• A movie about the end of the world that's not about saving the world but about who gets to live through it. Inspired by the 2012 trailers, which actually have a few interesting bits among the Roland Emmerich Epic Explosions, involving scenes of the government preparing what amounts to a modern Noah's Ark and deciding who gets on and who gets left behind. (Think also Battlestar's "Razor": "So you're going to decide just like that who lives and who dies?") You could even have lots of explosions and action shit with people revolting, trying to smuggle/attack their way onto the ark, etc., as well as a genuine Ethical Dilemma and angsty character drama (survivor's guilt, etc.).

  • A prose story (novel, novella, hypertext, whatever) about digital ghosts formed by the vast quantities of personal data left behind on the Internet in the modern world. Inspired by Caprica's pilot, except not with a stupid perfect copy but a fragmented, obviously artificial but still bearing significant resemblance construct, like a person with Alzheimer's, where sometimes they sound just like themselves and sometimes they're so very obviously not. Targeted straight at Uncanny Valley technological anxiety, identity theft fears, dreams of technological immortality via singularity and sci-fi's brains on disc trope, and more generally the piecemeal, constructed nature of modern cognizance (which has always been true obviously, just not so obvious, and the tearing away of the illusion of truth is what's so damaging and scary to us).

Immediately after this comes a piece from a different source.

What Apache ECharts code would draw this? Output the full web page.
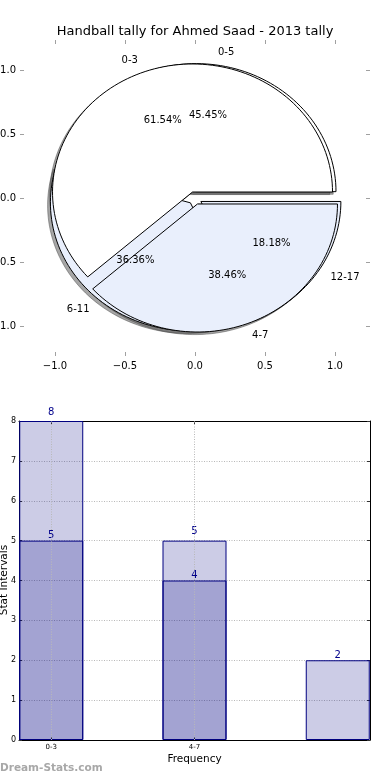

  • A video game about the exploration and terraforming of a new planet after Earth's downfall. Player character as the lone awakened human aboard an ark spaceship stocked with humans in hibernation/cryostasis/whatever and plant and animal specimens, sent down to a living planet's surface to scout. Encounters completely alien fauna and flora and early on involves lots of exploration porn, sweet vistas and crazy creatures and stuff, structured by a categorization mechanic ala Beyond Good and Evil or Pokemon Snap. Switches between on the planet (huge open world nonlinear exploration, with scout vehicle for fast travel around, all natural and curvy and colorful and alive) and the ark ship (cramped corridors, bulky square technological drab dead), getting orders from an AI terraforming protocol, gradually transitioning from exploration and cataloguing to terraforming, bringing in algae and small stuff at first and slowly escalating to higher terrestrial life forms, in the process wiping out the existing ecosystem. Watch all the cool creatures you hopefully became friendly with early on slowly killed off by your own efforts. Rebellion is inadvisable as the AI controls your fuel, food, water, etc. rations--and even if you just kill yourself, the AI awakens someone else to take over, and the game continues.